Left recursion can indeed be a problem in Prolog, but this is not a
problematic case.

------
Arnavion
While the solution is composed neatly from functional primitives, the large
amount of boxes of boxes are not ideal.

For example, Interleave stores a Vec<Box<Iterator>>, which it absolutely
should for the general case.
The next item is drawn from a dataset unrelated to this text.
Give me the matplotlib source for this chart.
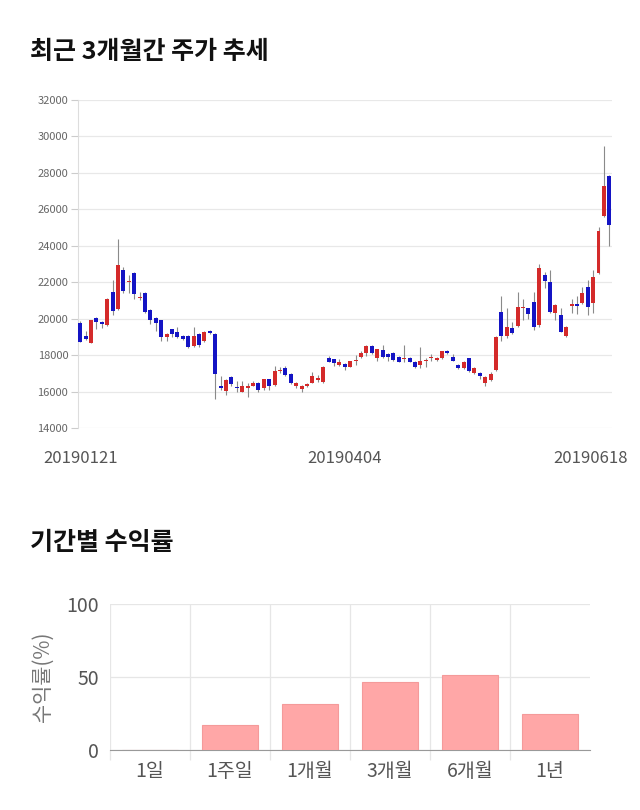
import numpy as np
import matplotlib
matplotlib.use("Agg")
import matplotlib.pyplot as plt
import matplotlib.transforms as mtransforms

plt.rcParams['font.family'] = ['Noto Sans CJK KR', 'DejaVu Sans']

# ---- candle data (KRW), one entry per trading day 2019-01-21 .. 2019-06-18
opens = [19780, 19050, 18650, 20020, 19800, 19650, 21450, 20530, 22670, 21990,
         22490, 21120, 21430, 20470, 20020, 19930, 18990, 19420, 19290, 19050,
         19050, 18520, 19160, 18790, 19320, 19160, 16300, 16030, 16780, 16200,
         15990, 16220, 16330, 16450, 16180, 16670, 16370, 17150, 17310, 16960,
         16310, 16130, 16300, 16490, 16660, 16510, 17860, 17770, 17460, 17500,
         17370, 17660, 17880, 18130, 18500, 17830, 18280, 18060, 18100, 17920,
         17770, 17860, 17640, 17460, 17660, 17850, 17730, 17820, 18240, 17920,
         17460, 17280, 17820, 17010, 17040, 16450, 16630, 17180, 20350, 19070,
         19510, 19620, 20580, 20570, 20900, 19650, 22400, 22030, 20300, 20200,
         19050, 20710, 20790, 20840, 21750, 20880, 22520, 25650, 27830]
highs = [19850, 19350, 19950, 20100, 19850, 21150, 22120, 24360, 22850, 22400,
         22550, 21480, 21450, 20550, 20100, 19950, 19200, 19450, 19560, 19100,
         19100, 19560, 19200, 19350, 19380, 19200, 16850, 16700, 16850, 16580,
         16600, 16450, 16600, 16550, 16700, 16700, 17400, 17360, 17400, 17000,
         16550, 16350, 16450, 17100, 16900, 17400, 17950, 17800, 17800, 17550,
         17700, 18000, 18250, 18550, 18550, 18350, 18550, 18100, 18150, 17950,
         18570, 17900, 17680, 18450, 17850, 18050, 17900, 18250, 18300, 18050,
         17500, 17650, 17850, 17350, 17100, 16850, 17100, 19050, 21250, 20600,
         19800, 21490, 21080, 20600, 21450, 23000, 22580, 22650, 20800, 20600,
         19600, 21060, 21260, 21750, 22100, 22650, 25050, 29500, 27900]
lows = [18700, 18850, 18650, 19430, 19470, 19600, 20200, 20500, 21400, 21400,
        21100, 21020, 20300, 19700, 19300, 18800, 18800, 19000, 18950, 18850,
        18400, 18450, 18450, 18700, 19150, 15570, 16100, 15810, 16300, 15990,
        15950, 15720, 16280, 16000, 16100, 16100, 16300, 17000, 16880, 16400,
        16200, 16000, 16250, 16450, 16500, 16480, 17600, 17400, 17400, 17200,
        17350, 17450, 17850, 17950, 18050, 17700, 17850, 17650, 17700, 17600,
        17600, 17600, 17300, 17300, 17350, 17650, 17650, 17800, 18050, 17650,
        17250, 17250, 17050, 16950, 16700, 16300, 16600, 17150, 18800, 18950,
        19150, 19550, 19920, 20000, 19400, 19550, 21700, 20300, 19900, 19250,
        19000, 20290, 20260, 20800, 20200, 20300, 22450, 25600, 24000]
closes = [18740, 18880, 19920, 19840, 19690, 21080, 20440, 22950, 21540, 22060,
          21330, 21200, 20380, 19930, 19780, 18980, 19150, 19160, 18980, 18900,
          18460, 19050, 18560, 19280, 19200, 16960, 16180, 16630, 16410, 16180,
          16300, 16270, 16480, 16080, 16670, 16300, 17130, 17180, 16910, 16450,
          16490, 16300, 16400, 16850, 16690, 17360, 17640, 17550, 17640, 17370,
          17680, 17690, 18130, 18500, 18130, 18320, 17910, 17880, 17730, 17640,
          17860, 17640, 17370, 17680, 17680, 17870, 17820, 18240, 18100, 17700,
          17310, 17600, 17130, 17310, 16870, 16820, 16950, 19010, 19050, 19530,
          19230, 20660, 20620, 20250, 19560, 22760, 22070, 20350, 20750, 19290,
          19560, 20790, 20710, 21390, 20660, 22270, 24810, 27300, 25140]
date_ticks = [0, 49, 98]
date_labels = ['20190121', '20190404', '20190618']

# ---- period returns (%)
periods = ['1일', '1주일', '1개월', '3개월', '6개월', '1년']
returns = [0.0, 16.9, 31.7, 46.6, 51.1, 24.7]

fig = plt.figure(figsize=(6.4, 8.1), dpi=100)

fig.text(30 / 640, 1 - 52 / 810, '최근 3개월간 주가 추세', fontsize=18,
         fontweight='bold', va='center', ha='left', color='#111111')
fig.text(30 / 640, 1 - 543 / 810, '기간별 수익률', fontsize=18,
         fontweight='bold', va='center', ha='left', color='#111111')

# -------------------------
# Candlestick chart
ax = fig.add_axes([78 / 640, 1 - 428 / 810, (612 - 78) / 640, 328 / 810])
o = np.array(opens)
h = np.array(highs)
l = np.array(lows)
c = np.array(closes)
x = np.arange(len(o))
up = c >= o
colors = np.where(up, '#d42a2a', '#1414c4')

ax.vlines(x, l, h, color='#8a8a8a', linewidth=0.8, zorder=2)
body_lo = np.minimum(o, c)
body_h = np.maximum(np.abs(c - o), 60)
ax.bar(x, body_h, bottom=body_lo, width=0.74, color=colors, linewidth=0, zorder=3)

ax.set_xlim(-0.4, len(o) - 0.5)
ax.set_ylim(14000, 32000)
ax.set_yticks(np.arange(14000, 32001, 2000))
ax.grid(axis='y', color='#e8e8e8', linewidth=0.9)
ax.set_axisbelow(True)
for s in ['top', 'right', 'bottom']:
    ax.spines[s].set_visible(False)
ax.spines['left'].set_color('#dddddd')
ax.tick_params(axis='y', labelsize=8, labelcolor='#666666', color='#cccccc',
               length=5, width=0.8, pad=2)
ax.set_xticks(date_ticks)
ax.set_xticklabels(date_labels)
ax.tick_params(axis='x', length=0, labelsize=12, labelcolor='#555555', pad=16)
last = ax.get_xticklabels()[-1]
last.set_transform(last.get_transform() +
                   mtransforms.ScaledTranslation(-19 / 100, 0, fig.dpi_scale_trans))

# -------------------------
# Period returns bar chart
ax2 = fig.add_axes([110 / 640, 1 - 750 / 810, 480 / 640, 146 / 810])
xb = np.arange(len(periods))
ax2.bar(xb, returns, width=0.7, color='#ffa7a7', edgecolor='#f49a9a',
        linewidth=0.8, zorder=3)
ax2.set_xlim(-0.5, len(periods) - 0.5)
ax2.set_ylim(0, 100)
ax2.set_yticks([0, 50, 100])
ax2.set_xticks(xb)
ax2.set_xticklabels(periods)
ax2.set_xticks(np.arange(-0.5, len(periods) - 1), minor=True)
ax2.grid(axis='y', color='#e6e6e6', linewidth=0.9)
ax2.grid(axis='x', which='minor', color='#e6e6e6', linewidth=0.9)
ax2.set_axisbelow(True)
for s in ['top', 'right', 'left']:
    ax2.spines[s].set_visible(False)
ax2.spines['bottom'].set_color('#999999')
ax2.tick_params(axis='x', which='major', length=0, labelsize=14,
                labelcolor='#555555', pad=8)
ax2.tick_params(axis='x', which='minor', length=7, color='#e6e6e6', width=0.9)
ax2.tick_params(axis='y', length=0, labelsize=14, labelcolor='#555555', pad=8)
ax2.set_ylabel('수익률(%)', fontsize=15, color='#777777', labelpad=9)

fig.savefig('out.png', dpi=100, facecolor='white')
But Flatten only ever uses it with two iterators,
so the Vec is an extra allocation that could've been avoided in Flatten's
case.

For the specific case of flattening an infinite iterator of infinite
iterators, once could simplify to:

    
    
        struct FlattenInfinite<I> where I: IntoIterator, <I as IntoIterator>::Item: IntoIterator {
            iters: <I as IntoIterator>::IntoIter,
            realized_iters: Vec<<I::Item as IntoIterator>::IntoIter>,
            cursor: usize,
        }
    

where the number of trailing ones in self.cursor specifies which iterator to
yield the next element from.

Full example at [https://play.rust-
lang.org/?version=stable&mode=release&edit...](https://play.rust-
lang.org/?version=stable&mode=release&edition=2018&gist=b2c807cc5537fa2915fe11855bf44373)

The `.expect()`s require that the solution is specific to an infinite iterator
of infinite iterators.

(Edit: Better implementation that uses usize::trailing_zeros() instead of
hand-counting trailing ones.)